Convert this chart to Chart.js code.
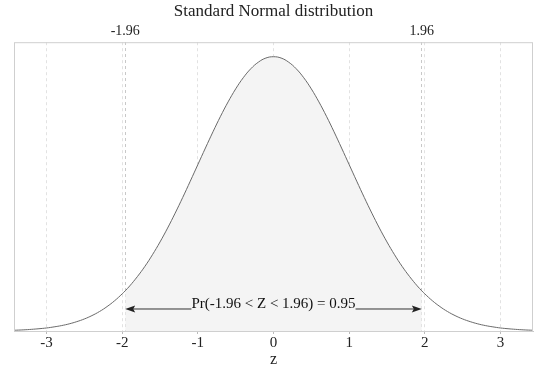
<!DOCTYPE html>
<html>
<head>
<meta charset="utf-8">
<script src="https://cdn.jsdelivr.net/npm/chart.js@4/dist/chart.umd.min.js"></script>
<style>
  body { margin: 0; background: #fff; }
  #wrap { width: 549px; height: 368px; }
</style>
</head>
<body>
<div id="wrap"><canvas id="normalChart"></canvas></div>
<script>
// z values and density
const zValues = [-3.43, -3.4, -3.3, -3.2, -3.1, -3.0, -2.9, -2.8, -2.7, -2.6, -2.5, -2.4, -2.3, -2.2, -2.1, -2.0,
  -1.96, -1.9, -1.8, -1.7, -1.6, -1.5, -1.4, -1.3, -1.2, -1.1, -1.0, -0.9, -0.8, -0.7, -0.6, -0.5, -0.4, -0.3, -0.2, -0.1,
  0.0, 0.1, 0.2, 0.3, 0.4, 0.5, 0.6, 0.7, 0.8, 0.9, 1.0, 1.1, 1.2, 1.3, 1.4, 1.5, 1.6, 1.7, 1.8, 1.9, 1.96,
  2.0, 2.1, 2.2, 2.3, 2.4, 2.5, 2.6, 2.7, 2.8, 2.9, 3.0, 3.1, 3.2, 3.3, 3.4, 3.43];
const density = [0.0011, 0.0012, 0.0017, 0.0024, 0.0033, 0.0044, 0.0060, 0.0079, 0.0104, 0.0136, 0.0175, 0.0224, 0.0283, 0.0355, 0.0440, 0.0540,
  0.0584, 0.0656, 0.0790, 0.0940, 0.1109, 0.1295, 0.1497, 0.1714, 0.1942, 0.2179, 0.2420, 0.2661, 0.2897, 0.3123, 0.3332, 0.3521, 0.3683, 0.3814, 0.3910, 0.3970,
  0.3989, 0.3970, 0.3910, 0.3814, 0.3683, 0.3521, 0.3332, 0.3123, 0.2897, 0.2661, 0.2420, 0.2179, 0.1942, 0.1714, 0.1497, 0.1295, 0.1109, 0.0940, 0.0790, 0.0656, 0.0584,
  0.0540, 0.0440, 0.0355, 0.0283, 0.0224, 0.0175, 0.0136, 0.0104, 0.0079, 0.0060, 0.0044, 0.0033, 0.0024, 0.0017, 0.0012, 0.0011];
const xTicks = [-3, -2, -1, 0, 1, 2, 3];
const criticalValues = [-1.96, 1.96];
const probLabel = 'Pr(-1.96 < Z < 1.96) = 0.95';

const curve = zValues.map((z, i) => ({ x: z, y: density[i] }));
const shaded = curve.filter(p => p.x >= criticalValues[0] && p.x <= criticalValues[1]);

const serif = '"Liberation Serif", "DejaVu Serif", serif';

// frame round the plot area + arrow annotation
const extras = {
  id: 'extras',
  afterDatasetsDraw(chart) {
    const { ctx, chartArea: a, scales: { x, y } } = chart;
    ctx.save();
    // arrow
    const yPix = y.getPixelForValue(0.032);
    const x1 = x.getPixelForValue(criticalValues[0]);
    const x2 = x.getPixelForValue(criticalValues[1]);
    const xc = x.getPixelForValue(0);
    ctx.font = '15px ' + serif;
    ctx.fillStyle = '#111';
    ctx.textAlign = 'center';
    ctx.textBaseline = 'bottom';
    const tw = ctx.measureText(probLabel).width;
    ctx.fillText(probLabel, xc, yPix + 3);
    ctx.strokeStyle = '#333';
    ctx.lineWidth = 1;
    ctx.beginPath();
    ctx.moveTo(x1 + 6, yPix); ctx.lineTo(xc - tw / 2, yPix);
    ctx.moveTo(xc + tw / 2, yPix); ctx.lineTo(x2 - 6, yPix);
    ctx.stroke();
    ctx.fillStyle = '#222';
    ctx.beginPath();
    ctx.moveTo(x1, yPix); ctx.lineTo(x1 + 10, yPix - 3.5); ctx.lineTo(x1 + 8, yPix); ctx.lineTo(x1 + 10, yPix + 3.5); ctx.closePath();
    ctx.moveTo(x2, yPix); ctx.lineTo(x2 - 10, yPix - 3.5); ctx.lineTo(x2 - 8, yPix); ctx.lineTo(x2 - 10, yPix + 3.5); ctx.closePath();
    ctx.fill();
    // frame
    ctx.strokeStyle = '#cfcfcf';
    ctx.strokeRect(a.left + 0.5, a.top + 0.5, a.right - a.left - 1, a.bottom - a.top);
    ctx.restore();
  }
};

new Chart(document.getElementById('normalChart'), {
  type: 'line',
  data: {
    datasets: [
      {
        data: curve,
        borderColor: '#6a6a6a',
        borderWidth: 1,
        pointRadius: 0,
        tension: 0.4,
        fill: false
      },
      {
        data: shaded,
        borderWidth: 0,
        borderColor: 'rgba(0,0,0,0)',
        backgroundColor: '#f4f4f4',
        pointRadius: 0,
        tension: 0.4,
        fill: 'origin'
      }
    ]
  },
  options: {
    responsive: true,
    maintainAspectRatio: false,
    animation: false,
    layout: { padding: { left: 14, right: 16, top: 0, bottom: 0 } },
    plugins: {
      legend: { display: false },
      tooltip: { enabled: false },
      title: {
        display: true,
        text: 'Standard Normal distribution',
        color: '#222',
        font: { family: serif, size: 17, weight: 'normal' },
        padding: { top: 1, bottom: 0 }
      }
    },
    scales: {
      x: {
        type: 'linear',
        position: 'bottom',
        min: -3.43,
        max: 3.43,
        afterBuildTicks: s => { s.ticks = xTicks.map(v => ({ value: v })); },
        ticks: { color: '#222', font: { family: serif, size: 15 }, padding: 0 },
        grid: { color: '#e2e2e2', tickColor: '#bbb', tickLength: 3, drawOnChartArea: true },
        border: { color: '#c8c8c8', dash: [3, 3] },
        title: { display: true, text: 'z', color: '#222', font: { family: serif, size: 16, lineHeight: 1 }, padding: { top: 0, bottom: 0 } }
      },
      x2: {
        type: 'linear',
        position: 'top',
        min: -3.43,
        max: 3.43,
        afterBuildTicks: s => { s.ticks = criticalValues.map(v => ({ value: v })); },
        ticks: { color: '#222', font: { family: serif, size: 14 }, padding: 2, callback: v => v.toFixed(2) },
        grid: { color: '#c8c8c8', drawTicks: false },
        border: { display: false, dash: [3, 3] }
      },
      y: {
        display: false,
        min: 0,
        max: 0.42
      }
    }
  },
  plugins: [extras]
});
</script>
</body>
</html>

__________

Job
Return each line from the material above exactly, but not the pictures.

Response
Convert this chart to Chart.js code.
<!DOCTYPE html>
<html>
<head>
<meta charset="utf-8">
<script src="https://cdn.jsdelivr.net/npm/chart.js@4/dist/chart.umd.min.js"></script>
<style>
  body { margin: 0; background: #fff; }
  #wrap { width: 549px; height: 368px; }
</style>
</head>
<body>
<div id="wrap"><canvas id="normalChart"></canvas></div>
<script>
// z values and density
const zValues = [-3.43, -3.4, -3.3, -3.2, -3.1, -3.0, -2.9, -2.8, -2.7, -2.6, -2.5, -2.4, -2.3, -2.2, -2.1, -2.0,
  -1.96, -1.9, -1.8, -1.7, -1.6, -1.5, -1.4, -1.3, -1.2, -1.1, -1.0, -0.9, -0.8, -0.7, -0.6, -0.5, -0.4, -0.3, -0.2, -0.1,
  0.0, 0.1, 0.2, 0.3, 0.4, 0.5, 0.6, 0.7, 0.8, 0.9, 1.0, 1.1, 1.2, 1.3, 1.4, 1.5, 1.6, 1.7, 1.8, 1.9, 1.96,
  2.0, 2.1, 2.2, 2.3, 2.4, 2.5, 2.6, 2.7, 2.8, 2.9, 3.0, 3.1, 3.2, 3.3, 3.4, 3.43];
const density = [0.0011, 0.0012, 0.0017, 0.0024, 0.0033, 0.0044, 0.0060, 0.0079, 0.0104, 0.0136, 0.0175, 0.0224, 0.0283, 0.0355, 0.0440, 0.0540,
  0.0584, 0.0656, 0.0790, 0.0940, 0.1109, 0.1295, 0.1497, 0.1714, 0.1942, 0.2179, 0.2420, 0.2661, 0.2897, 0.3123, 0.3332, 0.3521, 0.3683, 0.3814, 0.3910, 0.3970,
  0.3989, 0.3970, 0.3910, 0.3814, 0.3683, 0.3521, 0.3332, 0.3123, 0.2897, 0.2661, 0.2420, 0.2179, 0.1942, 0.1714, 0.1497, 0.1295, 0.1109, 0.0940, 0.0790, 0.0656, 0.0584,
  0.0540, 0.0440, 0.0355, 0.0283, 0.0224, 0.0175, 0.0136, 0.0104, 0.0079, 0.0060, 0.0044, 0.0033, 0.0024, 0.0017, 0.0012, 0.0011];
const xTicks = [-3, -2, -1, 0, 1, 2, 3];
const criticalValues = [-1.96, 1.96];
const probLabel = 'Pr(-1.96 < Z < 1.96) = 0.95';

const curve = zValues.map((z, i) => ({ x: z, y: density[i] }));
const shaded = curve.filter(p => p.x >= criticalValues[0] && p.x <= criticalValues[1]);

const serif = '"Liberation Serif", "DejaVu Serif", serif';

// frame round the plot area + arrow annotation
const extras = {
  id: 'extras',
  afterDatasetsDraw(chart) {
    const { ctx, chartArea: a, scales: { x, y } } = chart;
    ctx.save();
    // arrow
    const yPix = y.getPixelForValue(0.032);
    const x1 = x.getPixelForValue(criticalValues[0]);
    const x2 = x.getPixelForValue(criticalValues[1]);
    const xc = x.getPixelForValue(0);
    ctx.font = '15px ' + serif;
    ctx.fillStyle = '#111';
    ctx.textAlign = 'center';
    ctx.textBaseline = 'bottom';
    const tw = ctx.measureText(probLabel).width;
    ctx.fillText(probLabel, xc, yPix + 3);
    ctx.strokeStyle = '#333';
    ctx.lineWidth = 1;
    ctx.beginPath();
    ctx.moveTo(x1 + 6, yPix); ctx.lineTo(xc - tw / 2, yPix);
    ctx.moveTo(xc + tw / 2, yPix); ctx.lineTo(x2 - 6, yPix);
    ctx.stroke();
    ctx.fillStyle = '#222';
    ctx.beginPath();
    ctx.moveTo(x1, yPix); ctx.lineTo(x1 + 10, yPix - 3.5); ctx.lineTo(x1 + 8, yPix); ctx.lineTo(x1 + 10, yPix + 3.5); ctx.closePath();
    ctx.moveTo(x2, yPix); ctx.lineTo(x2 - 10, yPix - 3.5); ctx.lineTo(x2 - 8, yPix); ctx.lineTo(x2 - 10, yPix + 3.5); ctx.closePath();
    ctx.fill();
    // frame
    ctx.strokeStyle = '#cfcfcf';
    ctx.strokeRect(a.left + 0.5, a.top + 0.5, a.right - a.left - 1, a.bottom - a.top);
    ctx.restore();
  }
};

new Chart(document.getElementById('normalChart'), {
  type: 'line',
  data: {
    datasets: [
      {
        data: curve,
        borderColor: '#6a6a6a',
        borderWidth: 1,
        pointRadius: 0,
        tension: 0.4,
        fill: false
      },
      {
        data: shaded,
        borderWidth: 0,
        borderColor: 'rgba(0,0,0,0)',
        backgroundColor: '#f4f4f4',
        pointRadius: 0,
        tension: 0.4,
        fill: 'origin'
      }
    ]
  },
  options: {
    responsive: true,
    maintainAspectRatio: false,
    animation: false,
    layout: { padding: { left: 14, right: 16, top: 0, bottom: 0 } },
    plugins: {
      legend: { display: false },
      tooltip: { enabled: false },
      title: {
        display: true,
        text: 'Standard Normal distribution',
        color: '#222',
        font: { family: serif, size: 17, weight: 'normal' },
        padding: { top: 1, bottom: 0 }
      }
    },
    scales: {
      x: {
        type: 'linear',
        position: 'bottom',
        min: -3.43,
        max: 3.43,
        afterBuildTicks: s => { s.ticks = xTicks.map(v => ({ value: v })); },
        ticks: { color: '#222', font: { family: serif, size: 15 }, padding: 0 },
        grid: { color: '#e2e2e2', tickColor: '#bbb', tickLength: 3, drawOnChartArea: true },
        border: { color: '#c8c8c8', dash: [3, 3] },
        title: { display: true, text: 'z', color: '#222', font: { family: serif, size: 16, lineHeight: 1 }, padding: { top: 0, bottom: 0 } }
      },
      x2: {
        type: 'linear',
        position: 'top',
        min: -3.43,
        max: 3.43,
        afterBuildTicks: s => { s.ticks = criticalValues.map(v => ({ value: v })); },
        ticks: { color: '#222', font: { family: serif, size: 14 }, padding: 2, callback: v => v.toFixed(2) },
        grid: { color: '#c8c8c8', drawTicks: false },
        border: { display: false, dash: [3, 3] }
      },
      y: {
        display: false,
        min: 0,
        max: 0.42
      }
    }
  },
  plugins: [extras]
});
</script>
</body>
</html>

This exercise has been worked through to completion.